The book accepts the biblical story as factual and supports an early Exodus hypothesis, prior to a biblical date posited as ca. 1440 BCE. According to the author, "The Exodus was in fact two separate exoduses. The first exodus followed a 1628 BCE Minoan eruption that produced all but one of the first nine plagues. The second exodus followed an eruption of a volcano off the Aegean island of Yali almost two centuries later, creating the tenth plague of darkness and a series of tsunamis that … drowned [Tuthmose III and] the pursuing Egyptian army."

Sivertsen's account would fit chronologically with the conquest of Jericho and suggests that the Israelites were in Canaan before the end of the sixteenth century BCE. Per this view, the first exodus occurred ca. 1628 BCE. As a result, it is possible that the Israelites were indeed at Jericho when City IV was destroyed ca. 1550 BCE. Also, according to this view, the Israelites and the Hyksos are separate groups of people, and the first Exodus from Egypt occurred before the expulsion of the Hyksos. As a result, this interpretation of the exodus does not suffer from the difficulties that come from identifying the Israelites with the Hyksos rulers of Egypt. This book advocates the high Egyptian chronology which dates the reign of Thutmose III to the time period from 1504 BCE to 1450 BCE rather than the time period from 1479 BCE to 1425 BCE that it occupies in the conventional Egyptian chronology. Sivertsen also argues that the mummy from the Deir el-Bahri cache in the Valley of the Kings that was labeled as Thutmose III is actually the mummy of a different person. As a result, it is possible that the second exodus occurred in 1450 BCE (which is close to the traditional early date of 1447 BCE) and it is also possible that the reign of Thutmose III ended at the time of this exodus.

==Reviews==
A review in the Library Journal concluded "Intriguing ideas recommend this well-written, well-researched work to those who enjoy biblical studies through the lens of science, although some may wonder if subsequent scholarship will support the author's somewhat expansive claims".

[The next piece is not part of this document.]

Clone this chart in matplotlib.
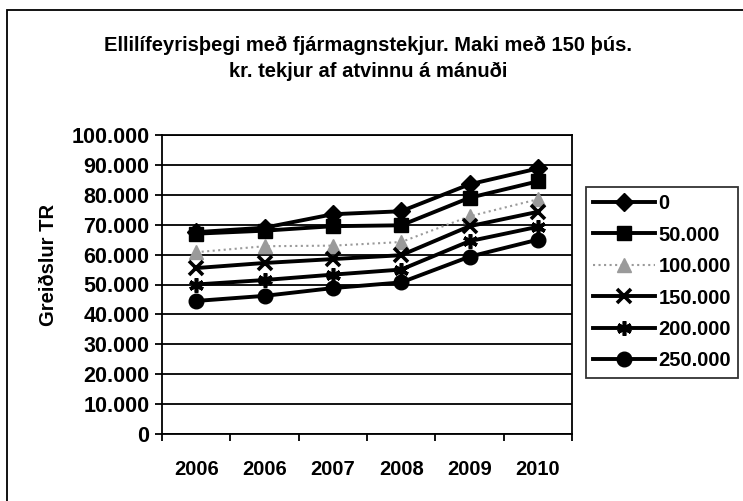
import matplotlib
matplotlib.use("Agg")
import matplotlib.pyplot as plt
from matplotlib.patches import Rectangle
import numpy as np

plt.rcParams['font.family'] = ['Liberation Sans', 'DejaVu Sans']

categories = ["2006", "2006", "2007", "2008", "2009", "2010"]
series_labels = ["0", "50.000", "100.000", "150.000", "200.000", "250.000"]
s0      = [67500, 69000, 73500, 74500, 83500, 88800]
s50000  = [67000, 68000, 69500, 69800, 79000, 84500]
s100000 = [60800, 62800, 63000, 64200, 72800, 78500]
s150000 = [55500, 57200, 58500, 59800, 69500, 74300]
s200000 = [50000, 51500, 53300, 55000, 64500, 69300]
s250000 = [44500, 46200, 48800, 50700, 59300, 65000]
y_ticks = [0, 10000, 20000, 30000, 40000, 50000, 60000, 70000, 80000, 90000, 100000]
y_ticklabels = ["0", "10.000", "20.000", "30.000", "40.000", "50.000",
                "60.000", "70.000", "80.000", "90.000", "100.000"]

fig = plt.figure(figsize=(7.43, 5.01), dpi=100)
ax = fig.add_axes([162/743, 1-434/501, (572-162)/743, (434-135)/501])

x = np.arange(len(categories))
styles = [
    dict(marker='D', color='black', lw=2.8, ms=9, mec='black'),
    dict(marker='s', color='black', lw=2.8, ms=9.5, mec='black'),
    dict(marker='^', color='#9a9a9a', lw=1.5, ls=':', ms=9.5, mec='#9a9a9a'),
    dict(marker='x', color='black', lw=2.8, ms=9.5, mew=2.6),
    dict(marker=(6, 2, 0), color='black', lw=2.8, ms=10.5, mew=2.6),
    dict(marker='o', color='black', lw=2.8, ms=10.5, mec='black'),
]
all_series = [s0, s50000, s100000, s150000, s200000, s250000]
for vals, lab, st in zip(all_series, series_labels, styles):
    ax.plot(x, vals, label=lab, **st)

ax.set_xlim(-0.5, len(categories) - 0.5)
ax.set_ylim(0, 100000)
ax.set_yticks(y_ticks)
ax.set_yticklabels(y_ticklabels, fontsize=15.5, fontweight='bold')
ax.set_xticks(x)
ax.set_xticklabels(categories, fontsize=14.5, fontweight='bold')
ax.tick_params(axis='x', which='major', length=0, pad=19)
ax.set_xticks(np.arange(-0.5, len(categories), 1.0), minor=True)
ax.tick_params(axis='x', which='minor', length=5, width=1.3, direction='out')
ax.tick_params(axis='y', length=5, width=1.3, direction='out', pad=4)
ax.grid(axis='y', color='black', lw=1.3)
ax.set_axisbelow(True)
for sp in ax.spines.values():
    sp.set_linewidth(1.3)
    sp.set_color('black')

fig.text(48/743, 1-265/501, "Greiðslur TR", rotation=90, ha='center', va='center',
         fontsize=14.5, fontweight='bold')

fig.text(0.495, 1-45/501, "Ellilífeyrisþegi með fjármagnstekjur. Maki með 150 þús.",
         ha='center', va='center', fontsize=14.5, fontweight='bold')
fig.text(0.495, 1-71/501, "kr. tekjur af atvinnu á mánuði",
         ha='center', va='center', fontsize=14.5, fontweight='bold')

leg = fig.legend(loc='upper left', bbox_to_anchor=(586/743, 1-187/501),
                 prop=dict(weight='bold', size=14.5),
                 frameon=True, fancybox=False, edgecolor='black',
                 handlelength=3.1, handletextpad=0.15, labelspacing=0.62,
                 borderpad=0.35, borderaxespad=0)
leg.get_frame().set_linewidth(1.3)

fig.patches.append(Rectangle((7/743, -0.1), 1.2, 1-10/501+0.1, transform=fig.transFigure,
                             fill=False, edgecolor='black', lw=1.3))

fig.savefig("out.png", dpi=100)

Mark Harris writes that her book "shows inconsistency in reading the text literally when a suitable naturalistic hypothesis presents itself, but loosely at other times, sometimes in order to incorporate a naturalistic hypothesis. However, in its favor, Sivertsen offers a memorable and imaginative reading which, because of its heavy use of naturalistic and catastrophic components, possesses many qualities of the traditional apocalypse; in such a way, modern science recreates the ancient genre."